## Short exercise
Skip the pictures and quote all of the lines exactly.
┌─ Available records
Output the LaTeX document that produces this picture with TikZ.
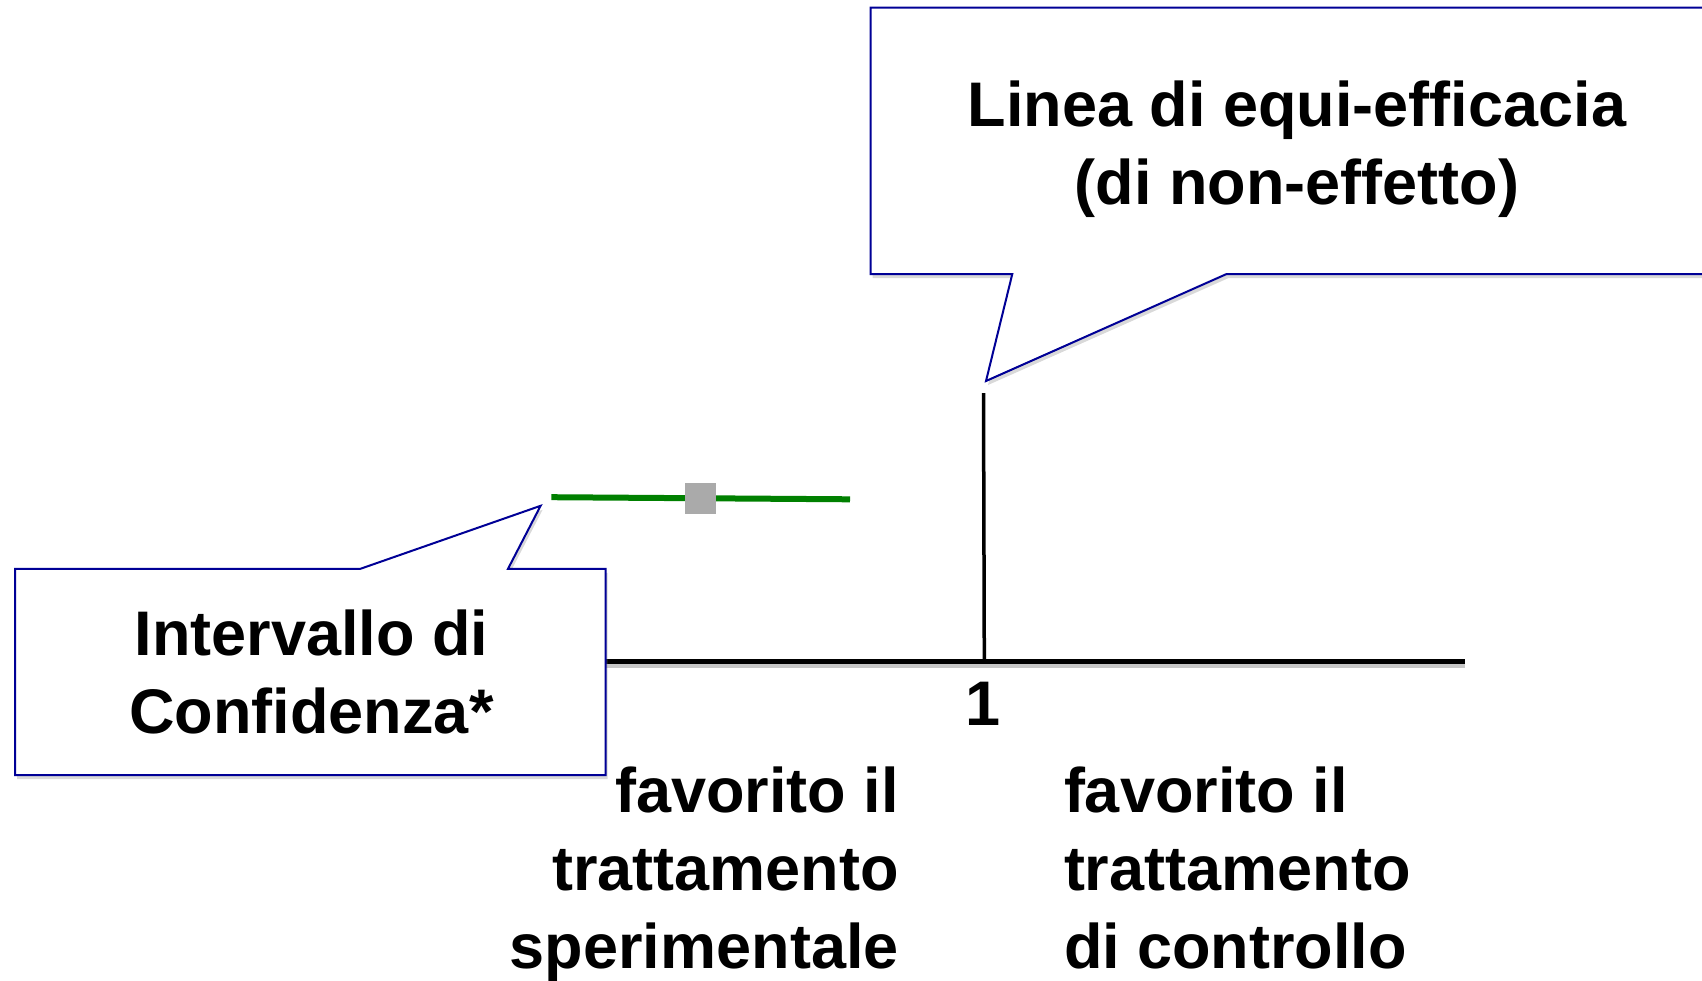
\documentclass[tikz,border=0pt]{standalone}
\usepackage{fontspec}
\setmainfont{Liberation Sans}
\usetikzlibrary{shadows}
\definecolor{calloutblue}{RGB}{0,0,150}
\definecolor{cigreen}{RGB}{0,128,0}
\definecolor{pointgray}{RGB}{170,170,170}
\tikzset{
  callout/.style={draw=calloutblue, line width=2pt, fill=white, line join=miter,
    drop shadow={shadow xshift=2pt, shadow yshift=-4pt, opacity=0.3}},
  lbl/.style={font=\fontsize{63}{78}\selectfont\bfseries, inner sep=0pt},
  axisline/.style={line width=5pt, black},
  axisshadow/.style={line width=5pt, black!22},
}
\begin{document}
\begin{tikzpicture}[x=1pt,y=-1pt]
\useasboundingbox (0,0) rectangle (1702,980);
\clip (0,0) rectangle (1702,980);
% coordinates
\coordinate (axL) at (560,661.3);
\coordinate (axR) at (1465,661.3);
\coordinate (vtop) at (983.5,393);
\coordinate (vbot) at (984.3,659);
\coordinate (ciL) at (551.4,497.2);
\coordinate (ciR) at (850,499.3);
% axis
\draw[axisshadow] ([yshift=-4pt]axL) -- ([yshift=-4pt]axR);
\draw[axisline] (axL) -- (axR);
\draw[line width=3.5pt] (vtop) -- (vbot);
% confidence interval
\draw[cigreen, line width=6pt] (ciL) -- (ciR);
\node[fill=pointgray, minimum size=31pt, inner sep=0pt] (pt) at (700.3,498.2) {};
% top callout
\draw[callout] (870.7,7.6) -- (1712,7.6) -- (1712,274) -- (1226.6,274)
  -- (986,381) coordinate (tipA) -- (1012.3,274) -- (870.7,274) -- cycle;
\node[lbl, align=center] (lineaLbl) at (1297,149) {Linea di equi-efficacia\\(di non-effetto)};
% bottom callout
\draw[callout] (15.2,568.8) -- (360.4,568.8) -- (540.6,505.8) coordinate (tipB)
  -- (508,568.8) -- (605.7,568.8) -- (605.7,775) -- (15.2,775) -- cycle;
\node[lbl, align=center] (ciLbl) at (311.5,672) {Intervallo di\\Confidenza*};
% labels
\node[lbl] (one) at (983.5,703.4) {1};
\node[lbl, align=right, anchor=east] (leftLbl) at (898.8,874) {favorito il\\trattamento\\sperimentale};
\path (leftLbl.north east) ++(165,0) node[lbl, align=left, anchor=north west] (rightLbl) {favorito il\\trattamento\\di controllo};
\end{tikzpicture}
\end{document}
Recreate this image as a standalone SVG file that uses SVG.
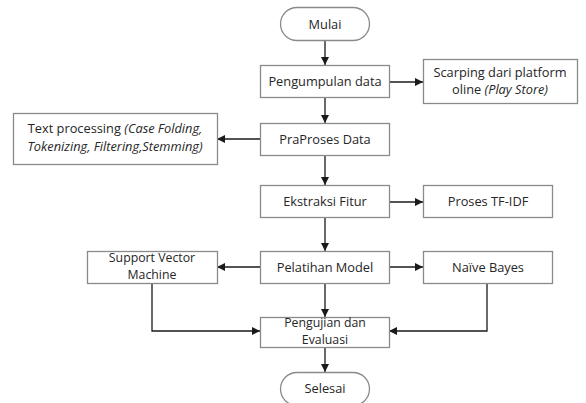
<svg xmlns="http://www.w3.org/2000/svg" width="586" height="403" viewBox="0 0 586 403">
<style>
.box{fill:#fff;stroke:#8a8a8a;stroke-width:1.3}
.t{font-family:"Open Sans","Liberation Sans",sans-serif;font-size:12.8px;fill:#262626;text-anchor:middle}
.s{font-size:12.3px}
.i{font-style:italic}
.c{fill:none;stroke:#1a1a1a;stroke-width:1.3}
</style>
<defs>
<marker id="ah" viewBox="0 0 10 10" refX="10" refY="5" markerWidth="8" markerHeight="8" markerUnits="userSpaceOnUse" orient="auto">
<path d="M0,0 L10,5 L0,10 z" fill="#1a1a1a"/>
</marker>
</defs>
<rect width="586" height="403" fill="#fff"/>
<g id="connectors">
<path class="c" d="M325,41 V65" marker-end="url(#ah)"/>
<path class="c" d="M325,98 V123" marker-end="url(#ah)"/>
<path class="c" d="M325,155 V185" marker-end="url(#ah)"/>
<path class="c" d="M325,218 V251" marker-end="url(#ah)"/>
<path class="c" d="M325,283 V317" marker-end="url(#ah)"/>
<path class="c" d="M325,347 V372" marker-end="url(#ah)"/>
<path class="c" d="M389,82 H423" marker-end="url(#ah)"/>
<path class="c" d="M260,139 H217" marker-end="url(#ah)"/>
<path class="c" d="M389,202 H423" marker-end="url(#ah)"/>
<path class="c" d="M260,267 H217" marker-end="url(#ah)"/>
<path class="c" d="M389,267 H423" marker-end="url(#ah)"/>
<path class="c" d="M152,283 V331 H260" marker-end="url(#ah)"/>
<path class="c" d="M487,283 V331 H389" marker-end="url(#ah)"/>
</g>
<g id="mulai">
<rect class="box" x="280.5" y="7.5" width="89" height="33" rx="16.5"/>
<text class="t" x="325" y="29">Mulai</text>
</g>
<g id="pengumpulan">
<rect class="box" x="260.5" y="65.5" width="129" height="32"/>
<text class="t" x="325" y="86">Pengumpulan data</text>
</g>
<g id="scarping">
<rect class="box" x="423.5" y="59.5" width="154" height="44"/>
<text class="t" x="500" y="77">Scarping dari platform</text>
<text class="t" x="500" y="94">oline <tspan class="i">(Play Store)</tspan></text>
</g>
<g id="praproses">
<rect class="box" x="260.5" y="123.5" width="129" height="32"/>
<text class="t" x="325" y="144">PraProses Data</text>
</g>
<g id="textprocessing">
<rect class="box" x="13.5" y="113.5" width="204" height="51"/>
<text class="t" x="115" y="133">Text processing <tspan class="i">(Case Folding,</tspan></text>
<text class="t i" x="115" y="151">Tokenizing, Filtering,Stemming)</text>
</g>
<g id="ekstraksi">
<rect class="box" x="260.5" y="185.5" width="129" height="32"/>
<text class="t" x="325" y="206">Ekstraksi Fitur</text>
</g>
<g id="tfidf">
<rect class="box" x="423.5" y="185.5" width="129" height="32"/>
<text class="t" x="488" y="206">Proses TF-IDF</text>
</g>
<g id="pelatihan">
<rect class="box" x="260.5" y="251.5" width="129" height="32"/>
<text class="t" x="325" y="272">Pelatihan Model</text>
</g>
<g id="svm">
<rect class="box" x="87.5" y="251.5" width="130" height="32"/>
<text class="t s" x="152" y="262">Support Vector</text>
<text class="t s" x="152" y="279">Machine</text>
</g>
<g id="naivebayes">
<rect class="box" x="423.5" y="251.5" width="129" height="32"/>
<text class="t" x="488" y="272">Naïve Bayes</text>
</g>
<g id="pengujian">
<rect class="box" x="260.5" y="317.5" width="129" height="30"/>
<text class="t s" x="325" y="327">Pengujian dan</text>
<text class="t s" x="325" y="344">Evaluasi</text>
</g>
<g id="selesai">
<rect class="box" x="280.5" y="372.5" width="89" height="33" rx="16.5"/>
<text class="t" x="325" y="393">Selesai</text>
</g>
</svg>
└─
## Reply
Output the LaTeX document that produces this picture with TikZ.
\documentclass[tikz,border=0pt]{standalone}
\usepackage{fontspec}
\setmainfont{Liberation Sans}
\usetikzlibrary{shadows}
\definecolor{calloutblue}{RGB}{0,0,150}
\definecolor{cigreen}{RGB}{0,128,0}
\definecolor{pointgray}{RGB}{170,170,170}
\tikzset{
  callout/.style={draw=calloutblue, line width=2pt, fill=white, line join=miter,
    drop shadow={shadow xshift=2pt, shadow yshift=-4pt, opacity=0.3}},
  lbl/.style={font=\fontsize{63}{78}\selectfont\bfseries, inner sep=0pt},
  axisline/.style={line width=5pt, black},
  axisshadow/.style={line width=5pt, black!22},
}
\begin{document}
\begin{tikzpicture}[x=1pt,y=-1pt]
\useasboundingbox (0,0) rectangle (1702,980);
\clip (0,0) rectangle (1702,980);
% coordinates
\coordinate (axL) at (560,661.3);
\coordinate (axR) at (1465,661.3);
\coordinate (vtop) at (983.5,393);
\coordinate (vbot) at (984.3,659);
\coordinate (ciL) at (551.4,497.2);
\coordinate (ciR) at (850,499.3);
% axis
\draw[axisshadow] ([yshift=-4pt]axL) -- ([yshift=-4pt]axR);
\draw[axisline] (axL) -- (axR);
\draw[line width=3.5pt] (vtop) -- (vbot);
% confidence interval
\draw[cigreen, line width=6pt] (ciL) -- (ciR);
\node[fill=pointgray, minimum size=31pt, inner sep=0pt] (pt) at (700.3,498.2) {};
% top callout
\draw[callout] (870.7,7.6) -- (1712,7.6) -- (1712,274) -- (1226.6,274)
  -- (986,381) coordinate (tipA) -- (1012.3,274) -- (870.7,274) -- cycle;
\node[lbl, align=center] (lineaLbl) at (1297,149) {Linea di equi-efficacia\\(di non-effetto)};
% bottom callout
\draw[callout] (15.2,568.8) -- (360.4,568.8) -- (540.6,505.8) coordinate (tipB)
  -- (508,568.8) -- (605.7,568.8) -- (605.7,775) -- (15.2,775) -- cycle;
\node[lbl, align=center] (ciLbl) at (311.5,672) {Intervallo di\\Confidenza*};
% labels
\node[lbl] (one) at (983.5,703.4) {1};
\node[lbl, align=right, anchor=east] (leftLbl) at (898.8,874) {favorito il\\trattamento\\sperimentale};
\path (leftLbl.north east) ++(165,0) node[lbl, align=left, anchor=north west] (rightLbl) {favorito il\\trattamento\\di controllo};
\end{tikzpicture}
\end{document}
Recreate this image as a standalone SVG file that uses SVG.
<svg xmlns="http://www.w3.org/2000/svg" width="586" height="403" viewBox="0 0 586 403">
<style>
.box{fill:#fff;stroke:#8a8a8a;stroke-width:1.3}
.t{font-family:"Open Sans","Liberation Sans",sans-serif;font-size:12.8px;fill:#262626;text-anchor:middle}
.s{font-size:12.3px}
.i{font-style:italic}
.c{fill:none;stroke:#1a1a1a;stroke-width:1.3}
</style>
<defs>
<marker id="ah" viewBox="0 0 10 10" refX="10" refY="5" markerWidth="8" markerHeight="8" markerUnits="userSpaceOnUse" orient="auto">
<path d="M0,0 L10,5 L0,10 z" fill="#1a1a1a"/>
</marker>
</defs>
<rect width="586" height="403" fill="#fff"/>
<g id="connectors">
<path class="c" d="M325,41 V65" marker-end="url(#ah)"/>
<path class="c" d="M325,98 V123" marker-end="url(#ah)"/>
<path class="c" d="M325,155 V185" marker-end="url(#ah)"/>
<path class="c" d="M325,218 V251" marker-end="url(#ah)"/>
<path class="c" d="M325,283 V317" marker-end="url(#ah)"/>
<path class="c" d="M325,347 V372" marker-end="url(#ah)"/>
<path class="c" d="M389,82 H423" marker-end="url(#ah)"/>
<path class="c" d="M260,139 H217" marker-end="url(#ah)"/>
<path class="c" d="M389,202 H423" marker-end="url(#ah)"/>
<path class="c" d="M260,267 H217" marker-end="url(#ah)"/>
<path class="c" d="M389,267 H423" marker-end="url(#ah)"/>
<path class="c" d="M152,283 V331 H260" marker-end="url(#ah)"/>
<path class="c" d="M487,283 V331 H389" marker-end="url(#ah)"/>
</g>
<g id="mulai">
<rect class="box" x="280.5" y="7.5" width="89" height="33" rx="16.5"/>
<text class="t" x="325" y="29">Mulai</text>
</g>
<g id="pengumpulan">
<rect class="box" x="260.5" y="65.5" width="129" height="32"/>
<text class="t" x="325" y="86">Pengumpulan data</text>
</g>
<g id="scarping">
<rect class="box" x="423.5" y="59.5" width="154" height="44"/>
<text class="t" x="500" y="77">Scarping dari platform</text>
<text class="t" x="500" y="94">oline <tspan class="i">(Play Store)</tspan></text>
</g>
<g id="praproses">
<rect class="box" x="260.5" y="123.5" width="129" height="32"/>
<text class="t" x="325" y="144">PraProses Data</text>
</g>
<g id="textprocessing">
<rect class="box" x="13.5" y="113.5" width="204" height="51"/>
<text class="t" x="115" y="133">Text processing <tspan class="i">(Case Folding,</tspan></text>
<text class="t i" x="115" y="151">Tokenizing, Filtering,Stemming)</text>
</g>
<g id="ekstraksi">
<rect class="box" x="260.5" y="185.5" width="129" height="32"/>
<text class="t" x="325" y="206">Ekstraksi Fitur</text>
</g>
<g id="tfidf">
<rect class="box" x="423.5" y="185.5" width="129" height="32"/>
<text class="t" x="488" y="206">Proses TF-IDF</text>
</g>
<g id="pelatihan">
<rect class="box" x="260.5" y="251.5" width="129" height="32"/>
<text class="t" x="325" y="272">Pelatihan Model</text>
</g>
<g id="svm">
<rect class="box" x="87.5" y="251.5" width="130" height="32"/>
<text class="t s" x="152" y="262">Support Vector</text>
<text class="t s" x="152" y="279">Machine</text>
</g>
<g id="naivebayes">
<rect class="box" x="423.5" y="251.5" width="129" height="32"/>
<text class="t" x="488" y="272">Naïve Bayes</text>
</g>
<g id="pengujian">
<rect class="box" x="260.5" y="317.5" width="129" height="30"/>
<text class="t s" x="325" y="327">Pengujian dan</text>
<text class="t s" x="325" y="344">Evaluasi</text>
</g>
<g id="selesai">
<rect class="box" x="280.5" y="372.5" width="89" height="33" rx="16.5"/>
<text class="t" x="325" y="393">Selesai</text>
</g>
</svg>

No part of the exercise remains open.